* [Data lines]:
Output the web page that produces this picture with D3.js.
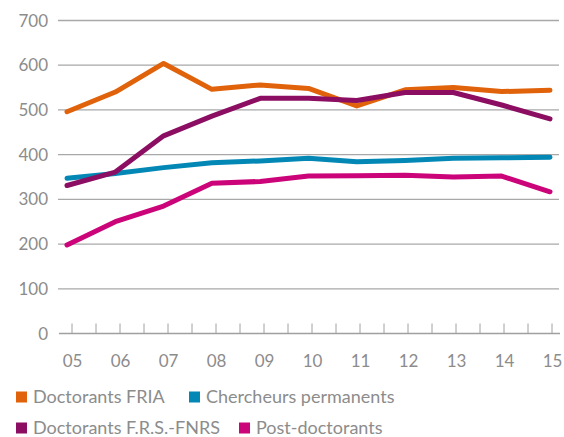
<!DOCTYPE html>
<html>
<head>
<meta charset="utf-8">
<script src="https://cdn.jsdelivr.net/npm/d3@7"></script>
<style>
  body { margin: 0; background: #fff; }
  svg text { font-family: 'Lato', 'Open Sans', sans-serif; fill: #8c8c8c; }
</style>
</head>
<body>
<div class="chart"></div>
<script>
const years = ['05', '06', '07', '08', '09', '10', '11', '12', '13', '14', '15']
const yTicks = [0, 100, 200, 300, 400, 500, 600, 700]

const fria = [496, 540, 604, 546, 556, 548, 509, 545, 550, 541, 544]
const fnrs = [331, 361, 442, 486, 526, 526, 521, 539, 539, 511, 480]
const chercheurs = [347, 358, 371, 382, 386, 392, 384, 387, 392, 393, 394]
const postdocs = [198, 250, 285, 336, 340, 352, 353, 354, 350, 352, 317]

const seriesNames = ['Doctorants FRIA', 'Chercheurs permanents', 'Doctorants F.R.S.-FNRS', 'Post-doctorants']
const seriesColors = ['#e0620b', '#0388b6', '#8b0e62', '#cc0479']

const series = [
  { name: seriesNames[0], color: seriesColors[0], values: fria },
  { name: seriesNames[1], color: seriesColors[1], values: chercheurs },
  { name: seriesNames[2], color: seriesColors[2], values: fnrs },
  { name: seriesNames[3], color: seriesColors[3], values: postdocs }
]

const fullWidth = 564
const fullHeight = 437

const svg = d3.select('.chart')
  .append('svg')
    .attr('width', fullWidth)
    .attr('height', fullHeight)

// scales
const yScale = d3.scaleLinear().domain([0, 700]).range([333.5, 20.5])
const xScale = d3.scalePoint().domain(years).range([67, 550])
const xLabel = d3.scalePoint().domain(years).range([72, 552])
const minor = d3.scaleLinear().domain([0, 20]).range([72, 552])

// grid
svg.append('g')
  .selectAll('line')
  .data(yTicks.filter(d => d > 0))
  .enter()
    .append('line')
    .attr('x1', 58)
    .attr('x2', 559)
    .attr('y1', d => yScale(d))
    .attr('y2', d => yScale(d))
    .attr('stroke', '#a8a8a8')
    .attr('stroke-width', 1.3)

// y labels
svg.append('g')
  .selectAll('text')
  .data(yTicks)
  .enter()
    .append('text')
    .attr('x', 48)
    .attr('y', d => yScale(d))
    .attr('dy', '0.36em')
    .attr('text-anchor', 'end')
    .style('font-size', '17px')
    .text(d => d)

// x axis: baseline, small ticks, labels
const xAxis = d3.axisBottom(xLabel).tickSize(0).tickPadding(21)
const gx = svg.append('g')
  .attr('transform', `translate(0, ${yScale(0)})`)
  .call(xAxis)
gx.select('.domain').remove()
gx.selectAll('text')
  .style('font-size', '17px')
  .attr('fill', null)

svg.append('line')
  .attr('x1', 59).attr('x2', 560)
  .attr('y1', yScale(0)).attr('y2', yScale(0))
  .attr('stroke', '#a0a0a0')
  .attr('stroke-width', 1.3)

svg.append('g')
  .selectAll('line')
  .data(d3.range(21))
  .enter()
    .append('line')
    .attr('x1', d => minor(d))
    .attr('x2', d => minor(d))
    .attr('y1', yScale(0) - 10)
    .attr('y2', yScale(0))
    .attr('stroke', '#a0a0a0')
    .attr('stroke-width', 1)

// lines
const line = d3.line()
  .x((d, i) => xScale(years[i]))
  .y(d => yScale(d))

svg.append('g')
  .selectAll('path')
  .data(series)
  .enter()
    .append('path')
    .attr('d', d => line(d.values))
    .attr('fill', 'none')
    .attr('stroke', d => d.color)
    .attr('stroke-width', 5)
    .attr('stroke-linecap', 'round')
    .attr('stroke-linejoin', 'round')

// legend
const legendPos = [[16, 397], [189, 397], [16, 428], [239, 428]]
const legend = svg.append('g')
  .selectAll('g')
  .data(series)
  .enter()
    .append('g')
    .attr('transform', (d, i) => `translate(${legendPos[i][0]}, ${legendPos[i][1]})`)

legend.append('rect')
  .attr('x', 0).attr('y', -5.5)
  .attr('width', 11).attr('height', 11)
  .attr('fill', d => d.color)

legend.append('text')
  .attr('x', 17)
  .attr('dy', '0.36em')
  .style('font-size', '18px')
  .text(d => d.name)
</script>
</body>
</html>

* [Task goal]: Write out again every line above exactly as given; the pictures do not belong in the copy.

* [Exercise result]:
Output the web page that produces this picture with D3.js.
<!DOCTYPE html>
<html>
<head>
<meta charset="utf-8">
<script src="https://cdn.jsdelivr.net/npm/d3@7"></script>
<style>
  body { margin: 0; background: #fff; }
  svg text { font-family: 'Lato', 'Open Sans', sans-serif; fill: #8c8c8c; }
</style>
</head>
<body>
<div class="chart"></div>
<script>
const years = ['05', '06', '07', '08', '09', '10', '11', '12', '13', '14', '15']
const yTicks = [0, 100, 200, 300, 400, 500, 600, 700]

const fria = [496, 540, 604, 546, 556, 548, 509, 545, 550, 541, 544]
const fnrs = [331, 361, 442, 486, 526, 526, 521, 539, 539, 511, 480]
const chercheurs = [347, 358, 371, 382, 386, 392, 384, 387, 392, 393, 394]
const postdocs = [198, 250, 285, 336, 340, 352, 353, 354, 350, 352, 317]

const seriesNames = ['Doctorants FRIA', 'Chercheurs permanents', 'Doctorants F.R.S.-FNRS', 'Post-doctorants']
const seriesColors = ['#e0620b', '#0388b6', '#8b0e62', '#cc0479']

const series = [
  { name: seriesNames[0], color: seriesColors[0], values: fria },
  { name: seriesNames[1], color: seriesColors[1], values: chercheurs },
  { name: seriesNames[2], color: seriesColors[2], values: fnrs },
  { name: seriesNames[3], color: seriesColors[3], values: postdocs }
]

const fullWidth = 564
const fullHeight = 437

const svg = d3.select('.chart')
  .append('svg')
    .attr('width', fullWidth)
    .attr('height', fullHeight)

// scales
const yScale = d3.scaleLinear().domain([0, 700]).range([333.5, 20.5])
const xScale = d3.scalePoint().domain(years).range([67, 550])
const xLabel = d3.scalePoint().domain(years).range([72, 552])
const minor = d3.scaleLinear().domain([0, 20]).range([72, 552])

// grid
svg.append('g')
  .selectAll('line')
  .data(yTicks.filter(d => d > 0))
  .enter()
    .append('line')
    .attr('x1', 58)
    .attr('x2', 559)
    .attr('y1', d => yScale(d))
    .attr('y2', d => yScale(d))
    .attr('stroke', '#a8a8a8')
    .attr('stroke-width', 1.3)

// y labels
svg.append('g')
  .selectAll('text')
  .data(yTicks)
  .enter()
    .append('text')
    .attr('x', 48)
    .attr('y', d => yScale(d))
    .attr('dy', '0.36em')
    .attr('text-anchor', 'end')
    .style('font-size', '17px')
    .text(d => d)

// x axis: baseline, small ticks, labels
const xAxis = d3.axisBottom(xLabel).tickSize(0).tickPadding(21)
const gx = svg.append('g')
  .attr('transform', `translate(0, ${yScale(0)})`)
  .call(xAxis)
gx.select('.domain').remove()
gx.selectAll('text')
  .style('font-size', '17px')
  .attr('fill', null)

svg.append('line')
  .attr('x1', 59).attr('x2', 560)
  .attr('y1', yScale(0)).attr('y2', yScale(0))
  .attr('stroke', '#a0a0a0')
  .attr('stroke-width', 1.3)

svg.append('g')
  .selectAll('line')
  .data(d3.range(21))
  .enter()
    .append('line')
    .attr('x1', d => minor(d))
    .attr('x2', d => minor(d))
    .attr('y1', yScale(0) - 10)
    .attr('y2', yScale(0))
    .attr('stroke', '#a0a0a0')
    .attr('stroke-width', 1)

// lines
const line = d3.line()
  .x((d, i) => xScale(years[i]))
  .y(d => yScale(d))

svg.append('g')
  .selectAll('path')
  .data(series)
  .enter()
    .append('path')
    .attr('d', d => line(d.values))
    .attr('fill', 'none')
    .attr('stroke', d => d.color)
    .attr('stroke-width', 5)
    .attr('stroke-linecap', 'round')
    .attr('stroke-linejoin', 'round')

// legend
const legendPos = [[16, 397], [189, 397], [16, 428], [239, 428]]
const legend = svg.append('g')
  .selectAll('g')
  .data(series)
  .enter()
    .append('g')
    .attr('transform', (d, i) => `translate(${legendPos[i][0]}, ${legendPos[i][1]})`)

legend.append('rect')
  .attr('x', 0).attr('y', -5.5)
  .attr('width', 11).attr('height', 11)
  .attr('fill', d => d.color)

legend.append('text')
  .attr('x', 17)
  .attr('dy', '0.36em')
  .style('font-size', '18px')
  .text(d => d.name)
</script>
</body>
</html>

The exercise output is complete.